By Ray Bert

 

The Women Who Changed Architecture, by Sarah Allaback, Julie Sinclair-Eakin, Katherine Flynn, and Laurel Frances Rogers. Hudson, New York: Princeton Architectural Press, 2022; 336 pages, $50.

 

According to this new, sprawling book on women in architecture, “the first professional female architect in the world” may have been a late 19th-century Finnish architect named Signe Ida Katarina Hornborg. In the United States, Marion Mahony Griffin who worked in the late 19th through the mid-20th centuries, was the first U.S. woman licensed as an architect. Griffin also had the distinction of being the first employee hired by renowned architect Frank Lloyd Wright, serving as his head designer for 14 years. She is one of the better-known female architects yet still is likely underrated by history, thanks to Wright’s long shadow (despite Wright himself being highly egalitarian with respect to male and female architects).

 

The Women Who Changed Architecture is an important, detailed, long-overdue examination and chronicle of the women who have excelled in, influenced, and helped build the profession for more than 130 years. And it is meant to do much more than highlight the challenges that women faced earning respect and recognition in decades long past, also aiming to correct the historical record stretching from the 19th century to the present by noting just how many women did overcome those additional challenges and have still gone unrecognized.
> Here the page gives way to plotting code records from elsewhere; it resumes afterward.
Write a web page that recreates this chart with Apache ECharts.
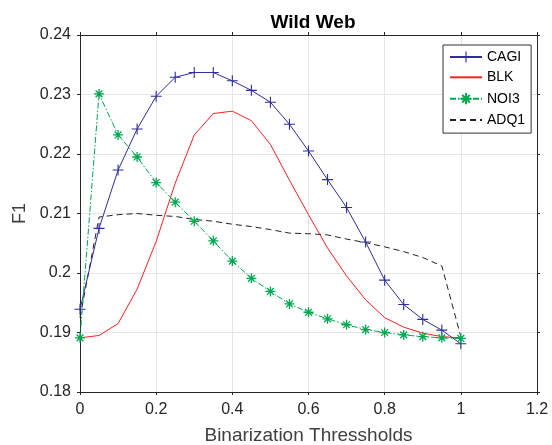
<!DOCTYPE html>
<html><head><meta charset="utf-8">
<script src="https://cdn.jsdelivr.net/npm/echarts@6/dist/echarts.min.js"></script>
<style>html,body{margin:0;padding:0;background:#fff}#c{width:552px;height:445px}</style>
</head><body><div id="c"></div>
<script>
const thresholds = [0,0.05,0.1,0.15,0.2,0.25,0.3,0.35,0.4,0.45,0.5,0.55,0.6,0.65,0.7,0.75,0.8,0.85,0.9,0.95,1.0];
const cagi = [0.1939,0.2075,0.2173,0.2242,0.2297,0.2329,0.2337,0.2337,0.2323,0.2307,0.2287,0.2250,0.2205,0.2157,0.2110,0.2052,0.1988,0.1947,0.1922,0.1904,0.1881];
const blk  = [0.1891,0.1895,0.1915,0.1973,0.2053,0.2151,0.2232,0.2268,0.2272,0.2256,0.2216,0.2156,0.2098,0.2042,0.1995,0.1955,0.1925,0.1909,0.1899,0.1893,0.1891];
const noi3 = [0.1891,0.2301,0.2232,0.2195,0.2152,0.2119,0.2087,0.2054,0.2020,0.1991,0.1969,0.1948,0.1934,0.1923,0.1913,0.1905,0.1900,0.1896,0.1893,0.1891,0.1890];
const adq1 = [0.1925,0.2094,0.2098,0.2100,0.2097,0.2095,0.2090,0.2087,0.2082,0.2078,0.2073,0.2067,0.2066,0.2064,0.2057,0.2051,0.2044,0.2036,0.2026,0.2012,0.1893];
const seriesNames = ['CAGI','BLK','NOI3','ADQ1'];
const pair = v => thresholds.map((x,i)=>[x,v[i]]);

const axCol = '#262626';
const font = 'Liberation Sans, Arial, Helvetica, sans-serif';
const chart = echarts.init(document.getElementById('c'));
const plus = 'path://M4.5,0h1v4.5h4.5v1h-4.5v4.5h-1v-4.5h-4.5v-1h4.5z';
const star = 'path://M5,0L5,10M0,5L10,5M1.6,1.6L8.4,8.4M8.4,1.6L1.6,8.4';
const baseX = {type:'value',min:0,max:1.2,interval:0.2,
  axisLine:{show:true,onZero:false,lineStyle:{color:axCol,width:1}},
  axisTick:{show:true,inside:false,length:3,lineStyle:{color:axCol}}};
const baseY = {type:'value',min:0.18,max:0.24,interval:0.01,
  axisLine:{show:true,onZero:false,lineStyle:{color:axCol,width:1}},
  axisTick:{show:true,inside:false,length:3,lineStyle:{color:axCol}}};
chart.setOption({
  animation:false,
  backgroundColor:'#fff',
  title:{text:'Wild Web',left:308,top:8,textAlign:'center',
    textStyle:{fontFamily:font,fontSize:19,fontWeight:'bold',color:'#000'}},
  grid:{left:80,right:15,top:35,bottom:53,outerBoundsMode:'none',containLabel:false},
  legend:{orient:'vertical',left:443,top:45,padding:[5,6,6,6],itemGap:6.3,
    itemWidth:32,itemHeight:14,borderColor:'#333',borderWidth:1,backgroundColor:'#fff',
    textStyle:{fontFamily:font,fontSize:14,color:'#000'},data:seriesNames},
  xAxis:[
    Object.assign({},baseX,{position:'bottom',name:'Binarization Thressholds',nameLocation:'middle',nameGap:34,
      nameTextStyle:{fontFamily:font,fontSize:19,color:'#404040'},
      axisLabel:{fontFamily:font,fontSize:16,color:axCol,margin:10},
      splitLine:{show:true,lineStyle:{color:'#e6e6e6',width:1}}}),
    Object.assign({},baseX,{position:'top',axisLabel:{show:false},splitLine:{show:false}})
  ],
  yAxis:[
    Object.assign({},baseY,{position:'left',name:'F1',nameLocation:'middle',nameGap:48,
      nameTextStyle:{fontFamily:font,fontSize:18,color:'#404040'},
      axisLabel:{fontFamily:font,fontSize:16,color:axCol,margin:9},
      splitLine:{show:true,lineStyle:{color:'#e6e6e6',width:1}}}),
    Object.assign({},baseY,{position:'right',axisLabel:{show:false},splitLine:{show:false}})
  ],
  series:[
    {name:'CAGI',type:'line',data:pair(cagi),symbol:plus,symbolSize:11,
     lineStyle:{color:'#2e2e9e',width:1},itemStyle:{color:'#2e2e9e'},z:4},
    {name:'BLK',type:'line',data:pair(blk),symbol:'circle',showSymbol:false,
     lineStyle:{color:'#ff2020',width:1},itemStyle:{color:'rgba(0,0,0,0)'},z:3},
    {name:'NOI3',type:'line',data:pair(noi3),symbol:star,symbolSize:10,
     lineStyle:{color:'#00a850',width:1,type:[6,2,1.5,2]},
     itemStyle:{color:'none',borderColor:'#00a850',borderWidth:1.3},z:5},
    {name:'ADQ1',type:'line',data:pair(adq1),symbol:'circle',showSymbol:false,
     lineStyle:{color:'#222',width:1,type:[6,4]},itemStyle:{color:'rgba(0,0,0,0)'},z:2}
  ]
});
</script></body></html>
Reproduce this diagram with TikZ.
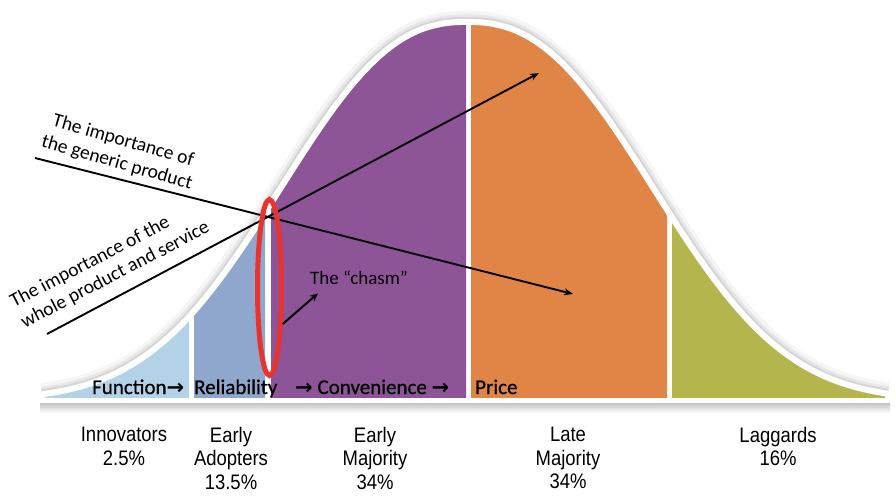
\documentclass[tikz,border=0pt]{standalone}
\usepackage{fontspec}
\setmainfont{Carlito}
\newfontfamily\stagefont[FakeBold=0.6]{Carlito}
\newfontfamily\labelfont[FakeStretch=0.88]{Liberation Sans}
\newfontfamily\symfont{DejaVu Sans}
\usetikzlibrary{arrows.meta,shapes.geometric}
\definecolor{cInnov}{HTML}{B4D2E7}
\definecolor{cEarly}{HTML}{8FA7CD}
\definecolor{cMajE}{HTML}{8D5598}
\definecolor{cMajL}{HTML}{E08545}
\definecolor{cLag}{HTML}{B5B54E}
\definecolor{chasmred}{HTML}{E8342F}
\newcommand\segfill[3]{\fill[#1] (#2,398) -- plot[domain=#2:#3, samples=60] (\x,{bell(\x)}) -- (#3,398) -- cycle;}
\newcommand\rarr{{\symfont\bfseries →}}
\begin{document}
\begin{tikzpicture}[x=1pt,y=-1pt,
  declare function={bell(\x)=400-378*exp(-((abs(\x-467)+0.01)/234)^2.4);},
  stagetext/.style={inner sep=0, anchor=base west, font=\stagefont\fontsize{21}{25}\selectfont},
  slanttext/.style={inner sep=0, font=\fontsize{19.5}{23}\selectfont},
  grouplabel/.style={inner sep=0, anchor=north, align=center, font=\labelfont\fontsize{21}{23.5}\selectfont},
  ptr/.style={draw, line width=1.9, -{Stealth[length=9,width=7]}}]
\useasboundingbox (0,0) rectangle (895,497);
% soft shadow around the curve
\foreach \w/\o in {22/0.04, 15/0.06, 10/0.08}
  \draw[black, opacity=\o, line width=\w] plot[domain=42:888, samples=200] (\x,{bell(\x)});
\fill[white] (42,402) -- plot[domain=42:888, samples=200] (\x,{bell(\x)}) -- (888,402) -- cycle;
% segments
\segfill{cInnov}{45}{189}
\segfill{cEarly}{194}{265}
\segfill{cMajE}{271}{466}
\segfill{cMajL}{471}{667}
\segfill{cLag}{672}{885}
% white outline of the curve
\draw[white, line width=6] plot[domain=42:888, samples=200] (\x,{bell(\x)});
% base line with its shadow
\shade[top color=black!28, bottom color=white] (40,401) rectangle (890,413);
\draw[white, line width=5] (40,400) -- (890,400);
% stage texts
\node[stagetext] (fn) at (92,394) {Function\rarr};
\node[stagetext] (rel) at (194,394) {Reliability};
\node[stagetext] (conv) at (295,394) {\rarr{} Convenience \rarr};
\node[stagetext] (price) at (475,394) {Price};
% importance lines
\coordinate (gA) at (35,158);
\coordinate (gB) at (573,294);
\coordinate (wA) at (47,334);
\coordinate (wB) at (539,73);
\draw[ptr] (gA) -- (gB);
\draw[ptr] (wA) -- (wB);
\node[slanttext, align=center, rotate=-16] (generic) at (120,152) {The importance of\\the generic product};
\node[slanttext, align=left, rotate=27.5] (whole) at (110,265) {The importance of the\\whole product and service};
% chasm
\node[draw=chasmred, line width=5, ellipse, minimum width=24, minimum height=176, inner sep=0] (chasm) at (269.5,287.5) {};
\node[inner sep=0, anchor=base west, font=\fontsize{19}{23}\selectfont] (chasmtxt) at (310,285) {The “chasm”};
\draw[ptr, line width=2, -{Stealth[length=8,width=7]}] (chasm.-70) -- ([shift={(8,8)}]chasmtxt.south west);
% group labels
\node[grouplabel] (innov) at (124,427) {Innovators\\2.5\%};
\node[grouplabel] (adopt) at (231,427) {Early\\Adopters\\13.5\%};
\node[grouplabel] (emaj) at (375,427) {Early\\Majority\\34\%};
\node[grouplabel] (lmaj) at (568,427) {Late\\Majority\\34\%};
\node[grouplabel] (lagg) at (778,427) {Laggards\\16\%};
\end{tikzpicture}
\end{document}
Even today, according to the book’s foreword, “books largely tell the story of men. Architectural history students are led to believe that an exceptionally few women actually practiced architecture. … Female role models do not exist in the textbooks, even if they do in schools.”

 

book cover

The authors note that “a couple dozen” existing monographs, published prior to the current volume, document the works of a select group of 18 female architects. By contrast, 122 (from 35 countries) are featured here, all with summaries of their education, practices, teaching, and notable honors as well as synoptic profiles of their lives and careers and at least one image of their work. Each was selected based on “design excellence and distinction, cultural and social progressiveness, and leadership in architectural practice — superior work, research, teaching, publications, and organizational engagement.”

 

The Women Who Changed Architecture is arranged into six largely chronological sections representing different eras from the late 19th/early 20th century in Part I (Groundbreakers) through modern, mostly still-active architects born in the 1960s and 1970s in parts V (Raising the Roof) and VI (Innovating for a Better World). The introductory essays for each section aim to explain the cultural, political, and architectural zeitgeist in which each group practiced and in many cases helped upend.

 

More broadly, the book notes the “shifting frames” with respect to the struggle for recognition of women in architecture as architects in their own right and unrelated to their gender.

 

Combining incisive commentary on the evolution of the architectural profession and women’s “place” in it — perceived and actual — with the simply overwhelming evidence of their actual monumental contributions, The Women Who Changed Architecture is (for now anyway) a singular work. With its arrival, there is simply no remaining excuse for not acknowledging, teaching, and celebrating women’s architectural accomplishments — past, present, and future.